19 thoughts on “June 7th – Collection Kits Weekly Update

  1. Went out to put my cups out today and I accidentally stepped on a large snake. He bit my calf and I needed up having to get a tetanus shot. I survived and reman committed to the survey!

    • Oh no! I hope you are okay! Snakes blend in really well, so I have almost stepped on a few (though not while putting out bowls).

      If you are putting out cups in high grass where you can’t easily see as well, it might be worth wearing a pair of tall muck boots if you have them. That also reduces the risk of getting cut by some of the grasses as well.

    • Yea, a lot of things look different when soaked and not posed normally. I’ll try to include a photo of them in the water and alive each time to help everyone get a feel for their different shapes and colors.

  2. I had my transect out this weekend. It didn’t seem like there were as many bees this week. Seemed like a lot of smaller flies……..

    • Was it cloudy up your way? Bees tend to fly less on cloudy days, so the weather (even if it doesn’t rain), can play a factor. Flies are much more likely to fly on cool, cloudy days.
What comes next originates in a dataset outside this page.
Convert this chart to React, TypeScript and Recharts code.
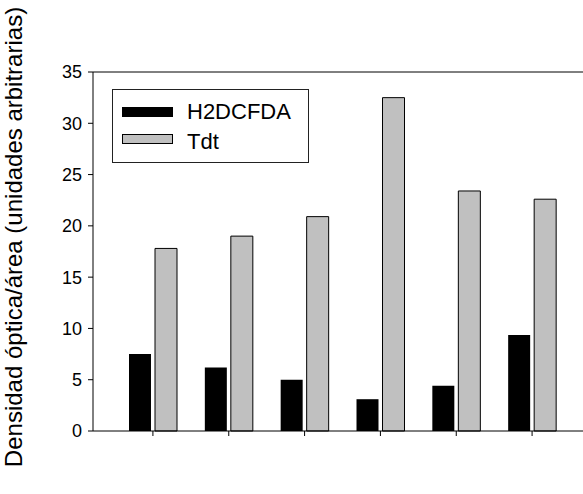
import { Bar, BarChart, XAxis, YAxis } from "recharts";

const groups = ["1", "2", "3", "4", "5", "6"];
const h2dcfda = [7.5, 6.2, 5.0, 3.1, 4.4, 9.35];
const tdt = [17.8, 19.0, 20.9, 32.5, 23.4, 22.6];
const yTicks = [0, 5, 10, 15, 20, 25, 30, 35];

const data = groups.map((g, i) => ({ g, h2dcfda: h2dcfda[i], tdt: tdt[i] }));

const font = "'Liberation Sans', Arial, sans-serif";

function LegendBox() {
  return (
    <div
      style={{
        position: "absolute",
        left: 112,
        top: 89,
        width: 195,
        height: 72,
        border: "1px solid #222",
        background: "#fff",
        fontFamily: font,
        fontSize: 22,
        lineHeight: "22px",
        color: "#000",
      }}
    >
      <div style={{ position: "absolute", left: 9, top: 17, width: 51, height: 10, background: "#000" }} />
      <div style={{ position: "absolute", left: 74, top: 11 }}>H2DCFDA</div>
      <div
        style={{
          position: "absolute",
          left: 9,
          top: 44,
          width: 49,
          height: 8,
          background: "#c0c0c0",
          border: "1px solid #000",
        }}
      />
      <div style={{ position: "absolute", left: 74, top: 41 }}>Tdt</div>
    </div>
  );
}

export default function App() {
  return (
    <div style={{ position: "absolute", left: 0, top: 0, width: 583, height: 494, background: "#fff" }}>
      <BarChart
        width={583}
        height={494}
        data={data}
        margin={{ top: 71, right: 0, bottom: 53, left: 0 }}
        barCategoryGap={14}
        barGap={4}
      >
        <XAxis
          dataKey="g"
          height={10}
          padding={{ left: 22, right: 13 }}
          axisLine={{ stroke: "#000", strokeWidth: 1 }}
          tickLine={{ stroke: "#000" }}
          tickSize={5}
          tickFormatter={() => ""}
        />
        <XAxis
          xAxisId="top"
          orientation="top"
          dataKey="g"
          height={1}
          axisLine={{ stroke: "#000", strokeWidth: 1 }}
          tickLine={false}
          tick={false}
        />
        <YAxis
          width={93}
          domain={[0, 35]}
          ticks={yTicks}
          interval={0}
          axisLine={{ stroke: "#000", strokeWidth: 1 }}
          tickLine={{ stroke: "#000" }}
          tickSize={5}
          tickMargin={6}
          tick={{ fill: "#000", fontSize: 18, fontFamily: font }}
          label={{
            content: () => (
              <text
                x={13}
                y={237}
                transform="rotate(-90 13 237)"
                textAnchor="middle"
                dominantBaseline="central"
                fontSize={24}
                fontFamily={font}
                fill="#000"
              >
                Densidad óptica/área (unidades arbitrarias)
              </text>
            ),
          }}
        />
        <Bar dataKey="h2dcfda" fill="#000" isAnimationActive={false} />
        <Bar dataKey="tdt" fill="#c0c0c0" stroke="#000" strokeWidth={1} isAnimationActive={false} />
      </BarChart>
      <LegendBox />
    </div>
  );
}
    • Hmm, I’m not familiar with the term Red-eyed Flies. A quick google search shows flesh flies in the family Sarcophagidae, of which I have seen a few in our bowls. I’ve also seen several Bristle Flies (Tachinidae) and Blow flies (Calliphoridae), so eventually we should be able to cover some of those.

    • In the bowl where you circled the snipe flies in the bottom left is what looks like a fly with red eyes (to me anyway). That looks like what I am catching.
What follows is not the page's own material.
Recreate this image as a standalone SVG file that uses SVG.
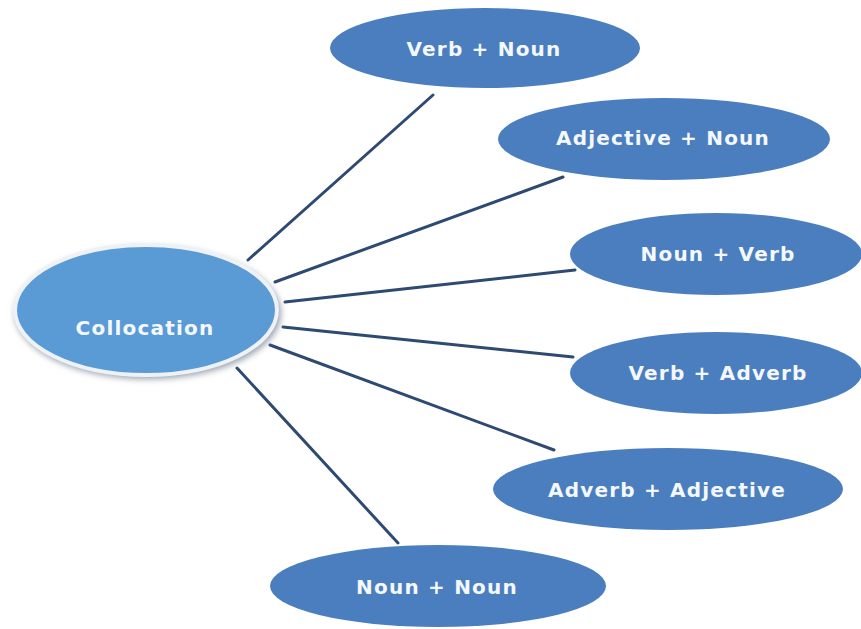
<svg xmlns="http://www.w3.org/2000/svg" width="861" height="629" viewBox="0 0 861 629">
<defs>
<style>
.n{fill:#4a7ebf}
.t{font-family:"DejaVu Sans","Open Sans",sans-serif;font-weight:bold;font-size:20px;letter-spacing:1.2px;fill:#f4f8fc;text-anchor:middle;dominant-baseline:central}
.c{stroke:#2e4a73;stroke-width:3;fill:none;stroke-linecap:round}
</style>
<filter id="sh" x="-20%" y="-20%" width="140%" height="140%">
<feGaussianBlur stdDeviation="3"/>
</filter>
</defs>
<rect width="861" height="629" fill="#ffffff"/>
<g id="connectors">
<line class="c" x1="248" y1="260" x2="433" y2="95"/>
<line class="c" x1="275" y1="282" x2="563" y2="177"/>
<line class="c" x1="285" y1="302" x2="575" y2="270"/>
<line class="c" x1="283" y1="327" x2="573" y2="357"/>
<line class="c" x1="270" y1="345" x2="554" y2="450"/>
<line class="c" x1="237" y1="368" x2="398" y2="543"/>
</g>
<g id="collocation">
<ellipse cx="148" cy="313" rx="133" ry="66" fill="#9aa3ad" filter="url(#sh)"/>
<ellipse cx="146" cy="310" rx="131" ry="65" fill="#5b9bd5" stroke="#eef2f7" stroke-width="4"/>
<text class="t" x="145" y="328">Collocation</text>
</g>
<g id="verb-noun">
<ellipse class="n" cx="485" cy="48" rx="155" ry="40"/>
<text class="t" x="484" y="49">Verb + Noun</text>
</g>
<g id="adjective-noun">
<ellipse class="n" cx="664" cy="139" rx="166" ry="41"/>
<text class="t" x="663" y="138">Adjective + Noun</text>
</g>
<g id="noun-verb">
<ellipse class="n" cx="716" cy="254" rx="146" ry="41"/>
<text class="t" x="718" y="254">Noun + Verb</text>
</g>
<g id="verb-adverb">
<ellipse class="n" cx="716" cy="373" rx="146" ry="41"/>
<text class="t" x="718" y="373">Verb + Adverb</text>
</g>
<g id="adverb-adjective">
<ellipse class="n" cx="668" cy="489" rx="175" ry="41"/>
<text class="t" x="667" y="490">Adverb + Adjective</text>
</g>
<g id="noun-noun">
<ellipse class="n" cx="438" cy="586" rx="168" ry="41"/>
<text class="t" x="437" y="587">Noun + Noun</text>
</g>
</svg>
      Also, no bumble bees have tumbled into the traps, but I see them everyday in my yard. Are they supposed to be included in this survey?

      • Ahh, okay. Yea, there are several groups of flies that have bright red eyes light that and are in several different families (Muscidae, Calliphoridae, Sarcophagidae, etc). I’m not entirely sure what that individual fly is at this moment without trying to key it out to be sure.

        As for bumblebees (and larger bees), they tend to escape more easily from the traps, which is fine. We want to avoid catching bumblebees (especially the queens) on the unlikely chance that Bombus affinis (federally endangered species) is around. But given previous efforts have failed to find it in Ohio in the past few years, I don’t expect that to be much of an issue.

        That being said, any form of trapping will have some sort of collecting bias and not fully represent everything present in an area. The bowl traps catch a pretty wide range of species and are easy to use and standardize, which is why we went with this method.

  3. If the weather doesn’t allow us to put out cups exactly 7 days apart, would you rather us put them out a day early or a day later?
    Appreciating all the information about the different species each week. Thanks

    • Hi Tammy,

      Please wait at least 7 days, so if the weather looks bad the following week, you should wait until after the 7th day.

      I’m glad you are enjoying the info! I’m hoping people get a lot of use out of these.

      Best wishes,

  4. I’m enjoying this process, but feeling sad about the number of butterflies I find in my bowls, especially yellow bowls.😐 I guess it’s unavoidable.

    • Hi Barbara,

      Yea, unfortunately there will be a small amount of bycatch (though a lot of people are catching higher numbers of flies it seems). We hope to archive all bycatch in the museum, so their deaths will not be in vain.